6. Small loss trick: Similar to the previous idea, small loss trick considers instances with small losses as correct instances. There has been a promising line of research based on this idea. Google's MentorNet [5] is also based on this idea. Sample selection bias is one of the major concerns when using this.
7. Shuffling: Deep learning models are sensitive to noise when labeled noise is concentrated rather than when it is distributed across the samples. Hence, shuffling when possible would help in creating a robust model to label noise.
8. Decoupling: In the this [6], approach two classifiers are trained with different random initialization and preferably on two different subsets of data. Only after they reach the advanced stage of optimization, these two classifiers are trained simultaneously and they update their weights whenever there is a disagreement between their predictions.
9. Cross training: In this approach, two classifiers are trained simultaneously where, each model plays the roles of both teacher of generating curriculums and student of updating model parameters.

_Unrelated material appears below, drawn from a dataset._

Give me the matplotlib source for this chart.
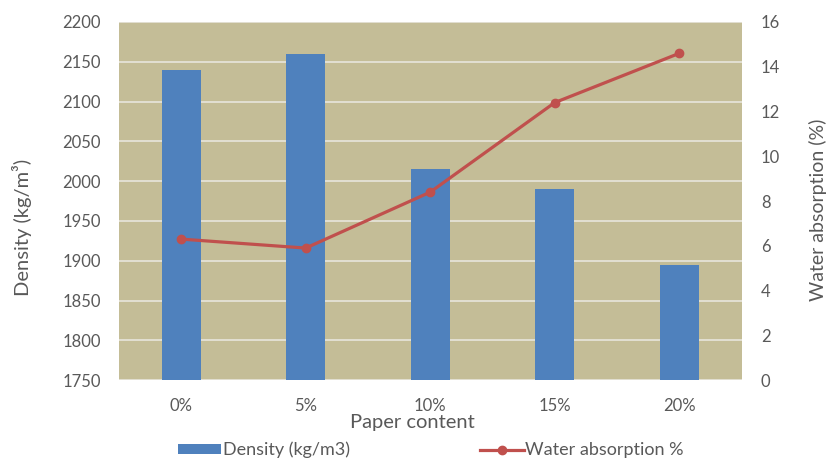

This is hot area of research currently, as there are many complex frameworks which achieve state of the art results using combinations of the above mentioned tricks like Co-teaching, Co-teaching+ and Mentormix.

References:

[1] N. Manwani and P. Sastry, “Noise tolerance under risk minimization,” IEEE transactions on cybernetics, vol. 43, no. 3, pp. 1146–1151, 2013.

[2] G. Patrini, F. Nielsen, R. Nock, and M. Carioni, “Loss factorization, weakly supervised learning and label noise robustness,” in International conference on machine learning, 2016, pp. 708–717

[3] Kuang-Huei Lee, Xiaodong He, Lei Zhang, and Linjun Yang. Cleannet: Transfer learning for scalable image classifier training with label noise. In Proceedings of the IEEE Conference on Computer Vision and Pattern Recognition, pages 5447–5456, 2018

[4] Han, B., Yao, Q., Yu, X., Niu, G., Xu, M., Hu, W., Tsang, I., and Sugiyama, M. (2018). Co-teaching: Robust training of deep neural networks with extremely noisy labels. In Advances in Neural Information Processing Systems, pages 8527–8537.

[5] Jiang, L., Zhou, Z., Leung, T., Li, L.-J., and Fei-Fei, L. (2018). Mentornet: Learning data-driven curriculum for very deep neural networks on corrupted labels. In International Conference on Machine Learning

[6] Malach, E. and Shalev-Shwartz, S. (2017). Decoupling” when to update” from” how to update”. In Advances in Neural Information Processing Systems, pages 960–970.

[7] Wang, W. and Zhou, Z.-H. (2017). Theoretical foundation of co-training and disagreement-based algorithms. arXiv preprint arXiv:1708.04403.

[8] Z. Zhang, J. Yang, Z. Zhang and Y. Li, "Cross-Training Deep Neural Networks for Learning from Label Noise," 2019 IEEE International Conference on Image Processing (ICIP), Taipei, Taiwan, 2019, pp. 4100-4104, doi: 10.1109/ICIP.2019.8803597.